“Conflict is the beginning of consciousness.”
Mary Esther Harding

I make a living from conflict. I sit with couples, sometimes parents and children, siblings, and even business partners and at times, neighbors who are experiencing conflict.  I help them cross the empathic bridge to the side of the other, and it takes everything people have to do it most times:  courage, compassion, reason, perspective, vulnerability, willingness, humility.

I don’t like conflict, and never have.  I have evolved as a person sitting with other humans while they are in conflict. When I do it well, I rest in equanimity within myself and hold all involved in love.  I am better at it sometimes than others, and doing that over and ever has helped me be a better me when I am in conflict with someone myself.

The world seems to be in a perpetual state of conflict right now, a turbulent adolescence of consciousness.  I believe that whatever each individual does to raise the bar on their own capacity to deal with conflict skillfully, can make a huge difference on the planet.  We need to grow up in regard to our differences!

Here is what I have learned that I hope you can use in your own question to become a skillful at the very human experience of conflict:

1. Conflict is connection trying to happen.

The word conflict comes from the Latin words con (together) and fligere (to strike) which means to strike together.<

Resolve to remember that when you are in conflict—to remember the vision of connecting, coming to some understanding or consensus—to find the common ground—the higher ground—that is what conflict is about.  Our country was founded on being able to do that, and it is but a distant memory at this time.   It is not about mud-slinging or character defamation, or stone-walling.

Let your vision be on the field that Rumi speaks about:  Out beyond ideas of wrongdoing and rightdoing,, there is a field. I'll meet you there.

2. You can either be right, or in relationship.

I had this statement which I heard along the way made into magnets to give to folks. The need to be right comes from the fear of being wrong, and guess what, sometimes we are.

Not only that, in most situations between two people, the issue doesn’t have a “right” or a “wrong.”The conflict comes from a difference of perspective or preference. The issue begins to feel like a threat to one’s sense of self, and creates a sense of powerlessness.The attempt to get the other person to see it your way creates a power struggle, and the essence of the connection is lost.

Let go of being right if you want to master the art of conflict.

conflict

3. Resolving conflict means taking 100% responsibility.

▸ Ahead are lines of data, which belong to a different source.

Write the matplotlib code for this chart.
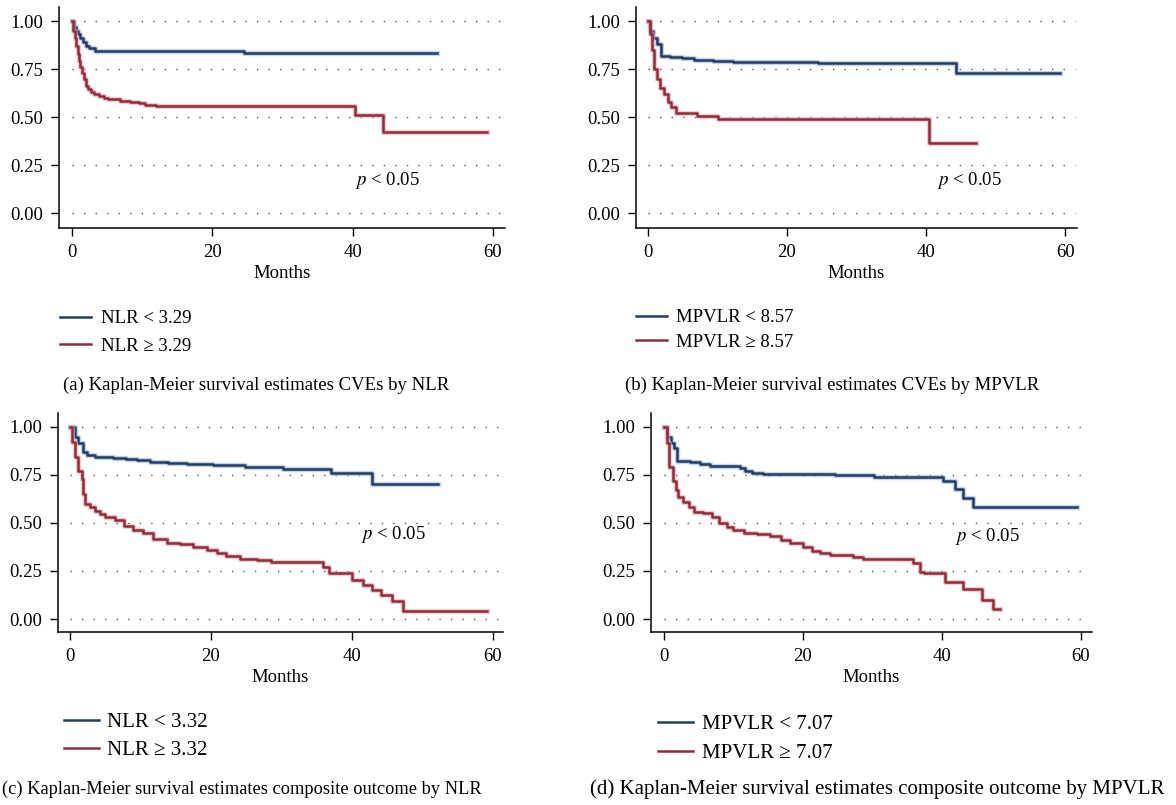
import matplotlib
matplotlib.use("Agg")
import matplotlib.pyplot as plt
import matplotlib.patheffects as pe

plt.rcParams['font.family'] = 'Liberation Serif'
plt.rcParams['mathtext.fontset'] = 'stix'

# --- data (months, survival) ---
# (a) CVEs by NLR
a_lo_t = [0, 0.3, 0.6, 0.9, 1.2, 1.6, 2.0, 2.4, 3.3, 24.5]
a_lo_s = [1.0, 0.97, 0.95, 0.93, 0.91, 0.89, 0.87, 0.86, 0.845, 0.835]
a_lo_end = 52.0
a_hi_t = [0, 0.2, 0.4, 0.6, 0.8, 1.0, 1.2, 1.4, 1.7, 2.0, 2.3, 2.7, 3.2, 3.8, 4.6, 5.2,
          6.9, 8.2, 9.6, 10.4, 12.0, 40.3, 44.3]
a_hi_s = [1.0, 0.95, 0.91, 0.87, 0.83, 0.79, 0.76, 0.73, 0.70, 0.66, 0.645, 0.63, 0.62,
          0.61, 0.60, 0.595, 0.585, 0.58, 0.572, 0.565, 0.556, 0.51, 0.423]
a_hi_end = 59.2

# (b) CVEs by MPVLR
b_lo_t = [0, 0.3, 0.7, 1.3, 1.9, 3.2, 4.9, 6.6, 9.4, 12.3, 24.5, 44.3]
b_lo_s = [1.0, 0.95, 0.91, 0.88, 0.82, 0.814, 0.805, 0.797, 0.79, 0.788, 0.783, 0.727]
b_lo_end = 59.2
b_hi_t = [0, 0.33, 0.57, 0.96, 1.3, 1.8, 2.3, 2.9, 3.4, 4.0, 7.05, 10.05, 40.4]
b_hi_s = [1.0, 0.93, 0.85, 0.75, 0.70, 0.65, 0.62, 0.58, 0.55, 0.52, 0.504, 0.489, 0.362]
b_hi_end = 47.2

# (c) composite outcome by NLR
c_lo_t = [0, 0.7, 1.2, 1.9, 2.4, 3.5, 6.1, 8.0, 9.5, 11.4, 13.9, 16.6, 20.3, 24.8,
          30.3, 37.1, 42.8]
c_lo_s = [1.0, 0.948, 0.913, 0.87, 0.853, 0.84, 0.835, 0.83, 0.825, 0.818, 0.813,
          0.806, 0.80, 0.792, 0.78, 0.761, 0.70]
c_lo_end = 52.3
c_hi_t = [0, 0.24, 0.7, 1.2, 1.65, 1.9, 2.1, 2.8, 3.5, 4.3, 5.0, 6.4, 7.6, 9.0, 10.4,
          11.8, 13.7, 15.6, 17.5, 19.4, 20.8, 22.2, 24.1, 26.5, 28.6, 35.9, 36.7, 40.0,
          41.6, 42.8, 44.2, 45.7, 47.3]
c_hi_s = [1.0, 0.92, 0.84, 0.77, 0.73, 0.65, 0.60, 0.58, 0.56, 0.545, 0.53, 0.515,
          0.483, 0.463, 0.445, 0.416, 0.397, 0.39, 0.376, 0.359, 0.345, 0.328, 0.312,
          0.307, 0.295, 0.272, 0.241, 0.203, 0.177, 0.151, 0.125, 0.094, 0.043]
c_hi_end = 59.2

# (d) composite outcome by MPVLR
d_lo_t = [0, 0.52, 1.0, 1.5, 1.96, 3.8, 5.2, 6.7, 11.0, 11.7, 12.7, 14.3, 24.6, 30.2,
          40.2, 41.9, 43.1, 44.5]
d_lo_s = [1.0, 0.948, 0.913, 0.887, 0.823, 0.815, 0.806, 0.795, 0.783, 0.771, 0.761,
          0.754, 0.75, 0.74, 0.717, 0.674, 0.63, 0.58]
d_lo_end = 59.4
d_hi_t = [0, 0.43, 0.8, 1.29, 1.77, 2.1, 2.8, 3.6, 4.3, 5.7, 6.9, 7.9, 9.1, 10.0, 11.5,
          13.4, 15.3, 16.9, 18.2, 20.1, 21.3, 22.5, 23.9, 27.3, 28.7, 35.9, 36.9, 37.4,
          40.5, 43.1, 45.8, 47.4]
d_hi_s = [1.0, 0.913, 0.79, 0.72, 0.67, 0.636, 0.61, 0.584, 0.558, 0.549, 0.532, 0.497,
          0.48, 0.463, 0.445, 0.442, 0.432, 0.41, 0.393, 0.376, 0.355, 0.341, 0.333,
          0.324, 0.314, 0.289, 0.246, 0.237, 0.194, 0.156, 0.099, 0.05]
d_hi_end = 48.4

a_labels = ['NLR < 3.29', 'NLR \u2265 3.29']
b_labels = ['MPVLR < 8.57', 'MPVLR \u2265 8.57']
c_labels = ['NLR < 3.32', 'NLR \u2265 3.32']
d_labels = ['MPVLR < 7.07', 'MPVLR \u2265 7.07']
captions = ['(a) Kaplan-Meier survival estimates CVEs by NLR',
            '(b) Kaplan-Meier survival estimates CVEs by MPVLR',
            '(c) Kaplan-Meier survival estimates composite outcome by NLR',
            '(d) Kaplan-Meier survival estimates composite outcome by MPVLR']
yticks = [0, 0.25, 0.5, 0.75, 1.0]
xticks = [0, 20, 40, 60]
pval = r'$\mathit{p}$ < 0.05'

W, H = 1176, 805
NAVY = '#213d65'
MAROON = '#8e2d3b'
NAVY_HALO = '#9fb4d2'
MAROON_HALO = '#e0a9b0'
FS = 13.5

fig = plt.figure(figsize=(W / 100, H / 100), dpi=100)


def px_rect(l, t, r, b):
    return [l / W, 1 - b / H, (r - l) / W, (b - t) / H]


def km_panel(box, x0px, x60px, y1px, y0px, low, high, labels, leg, ptxt):
    l, t, r, b = box
    ax = fig.add_axes(px_rect(l, t, r, b))
    ppx = (x60px - x0px) / 60
    ppy = (y0px - y1px) / 1.0
    ax.set_xlim(-(x0px - l) / ppx, 60 + (r - x60px) / ppx)
    ax.set_ylim(-(b - y0px) / ppy, 1 + (y1px - t) / ppy)
    xmax = ax.get_xlim()[1]
    ax.hlines(yticks, 0, xmax - 0.3, colors='#555555', linewidth=1.0,
              linestyles=(0, (1, 7.3)), zorder=1)
    handles = []
    for (tt, ss, end), col, halo in [(low, NAVY, NAVY_HALO), (high, MAROON, MAROON_HALO)]:
        ax.step(tt + [end], ss + [ss[-1]], where='post', color=col, lw=1.8, zorder=3,
                path_effects=[pe.Stroke(linewidth=3.8, foreground=halo, alpha=0.6),
                              pe.Normal()])
        handles.append(plt.Line2D([], [], color=col, lw=1.8))
    ax.text(ptxt[0], ptxt[1], pval, fontsize=FS, va='center', ha='left')
    ax.set_xticks(xticks)
    ax.set_yticks(yticks)
    ax.set_yticklabels(['%.2f' % v for v in yticks])
    ax.tick_params(direction='out', length=5.5, width=1.0, labelsize=FS, pad=6)
    ax.set_xlabel('Months', fontsize=FS, labelpad=3)
    for s in ['top', 'right']:
        ax.spines[s].set_visible(False)
    for s in ['left', 'bottom']:
        ax.spines[s].set_linewidth(1.1)
    hx, ytop, ybot, fs, hlen, pad, lsp = leg
    fig.legend(handles, labels, loc='center left',
               bbox_to_anchor=(hx / W, 1 - (ytop + ybot) / 2 / H), frameon=False,
               fontsize=fs, handlelength=hlen, handletextpad=pad,
               labelspacing=lsp, borderpad=0, borderaxespad=0)
    return ax


km_panel((59, 7, 505, 228), 72, 493, 21, 213,
         (a_lo_t, a_lo_s, a_lo_end), (a_hi_t, a_hi_s, a_hi_end), a_labels,
         (60, 319, 346, 13.5, 1.65, 0.55, 0.55), (40.3, 0.17))
km_panel((636, 7, 1077, 228), 647.7, 1065.3, 21, 213,
         (b_lo_t, b_lo_s, b_lo_end), (b_hi_t, b_hi_s, b_hi_end), b_labels,
         (636, 318, 342, 13.5, 1.65, 0.5, 0.39), (41.5, 0.17))
km_panel((58, 413, 503, 632), 70, 492.7, 426.7, 619,
         (c_lo_t, c_lo_s, c_lo_end), (c_hi_t, c_hi_s, c_hi_end), c_labels,
         (64, 723, 750, 15, 1.68, 0.38, 0.40), (41.3, 0.437))
km_panel((651, 413, 1092, 632), 663.7, 1080.7, 426.7, 619,
         (d_lo_t, d_lo_s, d_lo_end), (d_hi_t, d_hi_s, d_hi_end), d_labels,
         (658, 725, 753, 15, 1.68, 0.45, 0.45), (41.9, 0.428))

for (cx, cy, fs), cap in zip([(63, 385, 13.5), (625, 385, 13.5), (2, 789, 13.2),
                              (590, 789, 15.0)], captions):
    fig.text(cx / W, 1 - cy / H, cap, fontsize=fs, ha='left', va='center')

fig.savefig('out.png', dpi=100)
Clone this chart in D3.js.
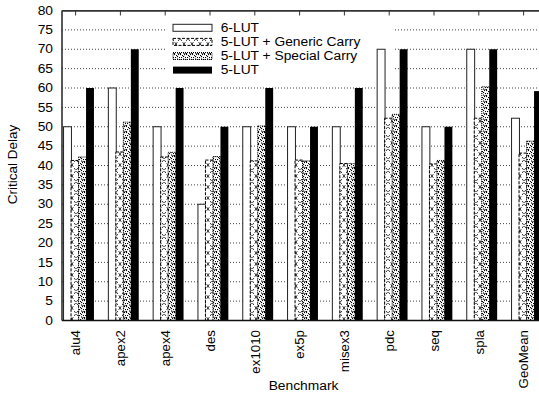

The Jewish Philosopher, Martin Buber said that our relationships live in the space between us, not in either of the people involved, nor in the dialogue, but in the space lived by the two.  Buber called this space “sacred.”

This space is the relational space, and one of my inspiring teachers, Hedy Schleiffer, speaks of three invisible connectors:  the relational space, the bridge between the worlds, and the encounter.   “When we don’t know about the space, we pollute it quite automatically with a word, a look, a reaction, a withdrawal, a criticism, a judgment. We put it there unconsciously. And the space becomes uncomfortable.”  (from her Ted Talk at TEDxTelAviv, April 20, 2010).  Hedy says that we take responsibility for the relational space when we cross the bridge to the world of the other and bring our full presence to the other side.

Imagine if there were more of that going on!